A red wave is a wave with the huge wavelength of perhaps 200 km, traveling at a speed of 800 km/h, so that it has a period of 20 to 30 minutes, but the amplitude is quite tiny, perhaps only a few decimeters. Ships in the middle of the ocean even do not notice one coming along. Observers on tiny islands in its path would see the water rising and falling a little bit over the timescale mentioned above, this usually repeated a few times, with the rise and fall towards the middle of the cycles being the highest. It is just as whether the tide comes in and out on the accelerated timescale of minutes rather than hours. At no instance will there be breaking waves.
This picture of course changes when the red wave comes in over tidal flats and people have their houses built along the beach practically on sea level. A huge wave rolling over the flat, moving faster than you can run, dragging along anything on its path, that may cause a lot of damage. Also close to the source of the red wave, usually the epicentre of an earthquake, the energy of the wave has not spread out yet, and there the amplitude can be several metres easily. The red wave of last Wednesday, already called the Samoan tsunami, while the epicentre was in reality far south of it, and not so much more farther away from Niuatoputapu as it was from Upolu, clearly shows that. Samoa and Niuatoputapu were hit. Ha'apai had some minor flooding.
Tongatapu, anybody noticed anything there, or was the wave by then already too much diluted by its spreading?

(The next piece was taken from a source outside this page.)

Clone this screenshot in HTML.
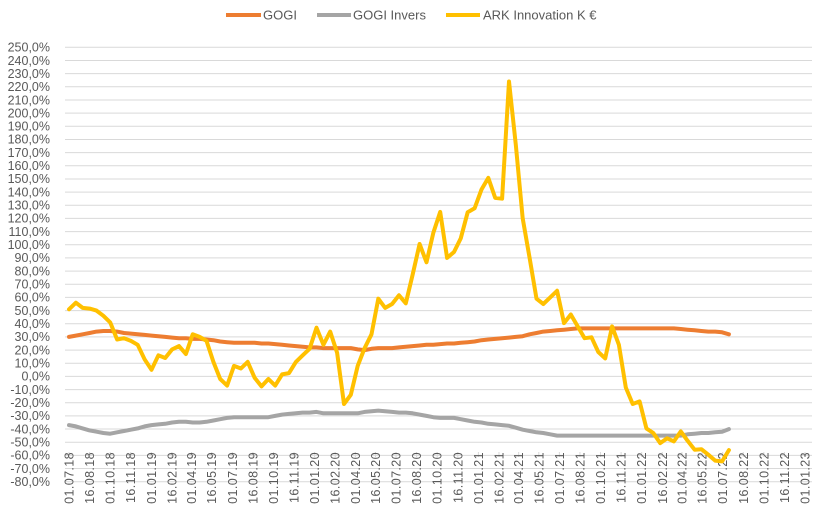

Anyway, according to the news messages the earthquake itself happened at 6:48 Tonga time. A couple of minutes later the front of the wave arrived at Niuatoputapu, some minutes after that at Vava'u and Ha'apai, and shortly after 7 o'clock at Tongatapu; recall the speed by which a red wave travels. Depending on how many oscillations there actually were, before 8 in the morning it was already over, and it was only by then that the radio started to announce it and brought people to panic.
Briefly if you are in the middle of the Pacific and a red wave generating earthquake occurs, then either you are close and engulfed before any alarm can be risen, or if you are far away enough to get the news on time, then there is nothing to worry about. Tonga would do better to use any special funds to educate its people about red waves and how to recognise them and then what to do next (not to descend onto the reef to collect stranded fish, for example), than to waste money on an alarm system that, with the typical Pacific quality, would probably not work when it is needed in the first place. Or will no longer be trusted because of repeated false alarms as happened in Samoa.
But then why do they have tsunami warning systems in Japan? Why, in fact, has the Japanese word, tsunami, for this phenomenon become so well known? Because all what is written above is nice and well, but only for the middle of the ocean. For small islands, which are less than 100 km or so in size. Because it is a well known physical property of waves that they are not affected by anything much smaller than their wavelength, and vice versa will not affect it themselves.
But when a red wave nears the end of the ocean and approaches a huge obstacle in the form of a continent, the story gets different. The shallow seas can reduce the speed of the wave by a factor 10, and that props up it amplitude enormously. Then countries such as Japan may be inundated by gigantic waves of many meters high. And that all caused by an earthquake perhaps as far away as the coast of Chile in South America. The red wave caused by such an earthquake may travel through the Pacific ocean, no one noticing it, but a half day later it reaches Asia. Yes, for a tsunami with such devastating waves but with such a lead time, a warning system may be useful.